Southeast Asian Fisheries Development Center
- Abbreviation: SEAFDEC
- Formation: 1967
- Type: intergovernmental organization
- Purpose: research, transfer of technologies, and information dissemination activities
- Headquarters: Bangkok
- Location: Thailand;
- Region served: Southeast Asia
- Members: Brunei; Cambodia; Indonesia; Japan; Laos; Malaysia; Myanmar; Philippines; Singapore; Thailand; Vietnam;
- Official language: English
- Website: www.seafdec.org

= Southeast Asian Fisheries Development Center =

The Southeast Asian Fisheries Development Center (SEAFDEC) is an autonomous inter-governmental body established in 1967. The mission of SEAFDEC considered and adopted by the Special Meeting of the SEAFDEC Council 2017 is “To promote and facilitate concerted actions among the Member Countries to ensure the sustainability of fisheries and aquaculture in Southeast Asia.”

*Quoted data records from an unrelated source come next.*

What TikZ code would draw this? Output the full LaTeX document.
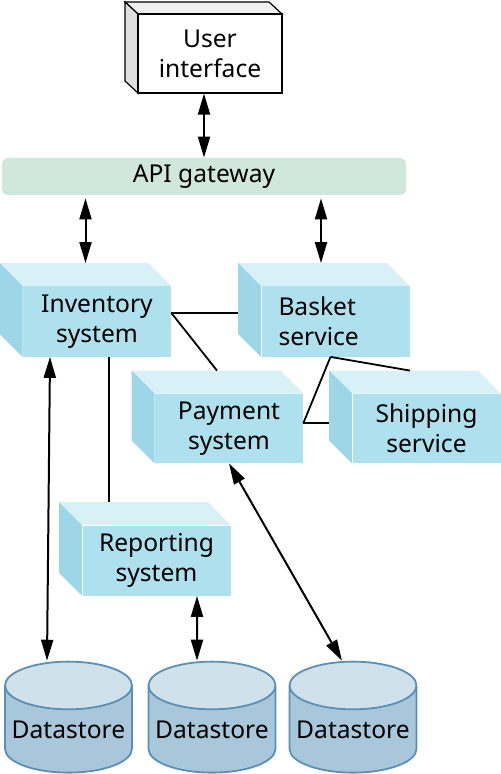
\documentclass[tikz,border=0pt]{standalone}
\usepackage{fontspec}
\setmainfont{Noto Sans}
\usetikzlibrary{shapes.geometric,arrows.meta}

\definecolor{frontblue}{HTML}{AEE0ED}
\definecolor{topblue}{HTML}{D8F1F7}
\definecolor{sideblue}{HTML}{9DD7E7}
\definecolor{gatewaygreen}{HTML}{CFE7DC}
\definecolor{storebody}{HTML}{A9C7DA}
\definecolor{storetop}{HTML}{CFE1EA}
\definecolor{storeline}{HTML}{5A90B5}

\begin{document}
\begin{tikzpicture}[x=0.5pt,y=-0.5pt,
        font=\fontsize{12.3}{15}\selectfont,
        service/.style={rectangle, fill=frontblue, minimum width=74pt, minimum height=35pt, inner sep=0pt, align=center},
        store/.style={cylinder, shape border rotate=90, aspect=0.42, draw=storeline, line width=0.9pt,
            cylinder uses custom fill, cylinder body fill=storebody, cylinder end fill=storetop,
            minimum width=63.5pt, minimum height=55.5pt, inner sep=0pt},
        link/.style={line width=0.9pt},
        twoway/.style={line width=1pt, {Triangle[length=10.5pt,width=6pt]}-{Triangle[length=10.5pt,width=6pt]}}]

        \useasboundingbox (0,0) rectangle (501,774);

        % draw user interface box
        \fill[draw, line width=0.6pt, fill=black!6] (138,14) -- (125,2) -- (269,2) -- (282,14) -- cycle;
        \fill[draw, line width=0.6pt, fill=black!13] (138,14) -- (125,2) -- (125,81) -- (138,93) -- cycle;
        \node[draw, fill=white, line width=0.6pt, minimum width=72pt, minimum height=39.5pt, inner sep=0pt, align=center] (ui) at (210,53.5) {User\\interface};

        % draw gateway
        \node[fill=gatewaygreen, rounded corners=3pt, minimum width=202pt, minimum height=18.5pt] (api) at (204,176.5) {API gateway};

        % draw services
        \node[service] (inv) at (97,321.5) {Inventory\\system};
        \node[service, align=left, text width=57pt] (bas) at (335.5,321.5) {Basket\\service};
        \node[service, minimum height=34.5pt] (pay) at (229,428.5) {Payment\\system};
        \node[service, minimum height=34.5pt] (shp) at (426.5,428.5) {Shipping\\service};
        \node[service] (rep) at (156.5,560.5) {Reporting\\system};

        % draw top and side faces
        \foreach \n in {inv,bas,pay,shp,rep} {
            \fill[topblue] (\n.north west) -- ([shift={(-23,-23)}]\n.north west) -- ([shift={(-23,-23)}]\n.north east) -- (\n.north east) -- cycle;
            \fill[sideblue] (\n.north west) -- ([shift={(-23,-23)}]\n.north west) -- ([shift={(-23,-23)}]\n.south west) -- (\n.south west) -- cycle;
        }

        % draw datastores
        \node[store] (ds1) at (68.5,729.5) {Datastore};
        \node[store] (ds2) at (212,729.5) {Datastore};
        \node[store] (ds3) at (353,729.5) {Datastore};

        % draw gateway arrows
        \draw[twoway] (api.north |- ui.south) -- (api.north);
        \coordinate (inv-back) at ([shift={(-11.5,-23)}]inv.north);
        \coordinate (bas-back) at ([shift={(-14.5,-23)}]bas.north);
        \draw[twoway, shorten <=1.5pt] (inv-back |- api.south) -- (inv-back);
        \draw[twoway, shorten <=1.5pt] (bas-back |- api.south) -- (bas-back);

        % draw links
        \coordinate (inv-r) at ([shift={(0,-8.5)}]inv.east);
        \coordinate (bas-l) at ([shift={(-23,0)}]bas.west);
        \coordinate (bas-b) at ([shift={(-5,0)}]bas.south);
        \coordinate (pay-r) at ([shift={(0,-5.5)}]pay.east);
        \draw[link] (inv-r) -- (inv-r -| bas-l);
        \draw[link] (inv-r) -- ([shift={(-12,-23)}]pay.north);
        \draw[link] (bas-b) -- (pay-r);
        \draw[link] (pay-r) -- ([shift={(-23,-5.5)}]shp.west);
        \draw[link] (bas-b) -- ([shift={(-16.5,-23)}]shp.north);
        \draw[link] ([shift={(12,0)}]inv.south) -- ([shift={(-47.5,-23)}]rep.north);

        % draw datastore arrows
        \draw[twoway] ([shift={(-47,0)}]inv.south) -- ([shift={(-21.5,0)}]ds1.north);
        \draw[twoway] ([shift={(40.5,0)}]rep.south) -- ([shift={(-15,0)}]ds2.north);
        \draw[twoway] (pay.south) -- ([shift={(-11,0)}]ds3.north);
\end{tikzpicture}
\end{document}
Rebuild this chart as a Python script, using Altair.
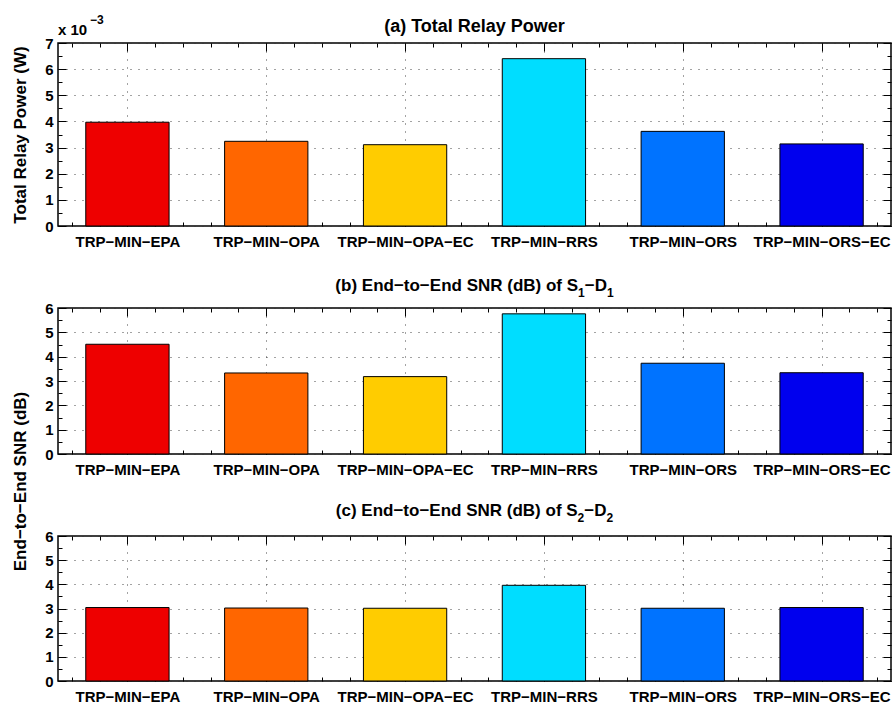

SEAFDEC comprises 11 Member Countries: Brunei Darussalam, Cambodia, Indonesia, Japan, Lao PDR, Malaysia, Myanmar, Philippines, Singapore, Thailand, and Vietnam. The Center operates through the Secretariat located in Thailand and has five Technical Departments, namely: the Training Department (TD) in Thailand, the Marine Fisheries Research Department (MFRD) in Singapore, the Aquaculture Department (AQD) in the Philippines, and the Marine Fishery Resources Development and Management Department (MFRDMD) in Malaysia, Inland Fishery Resources Development and Management Department (IFRDMD) in Indonesia.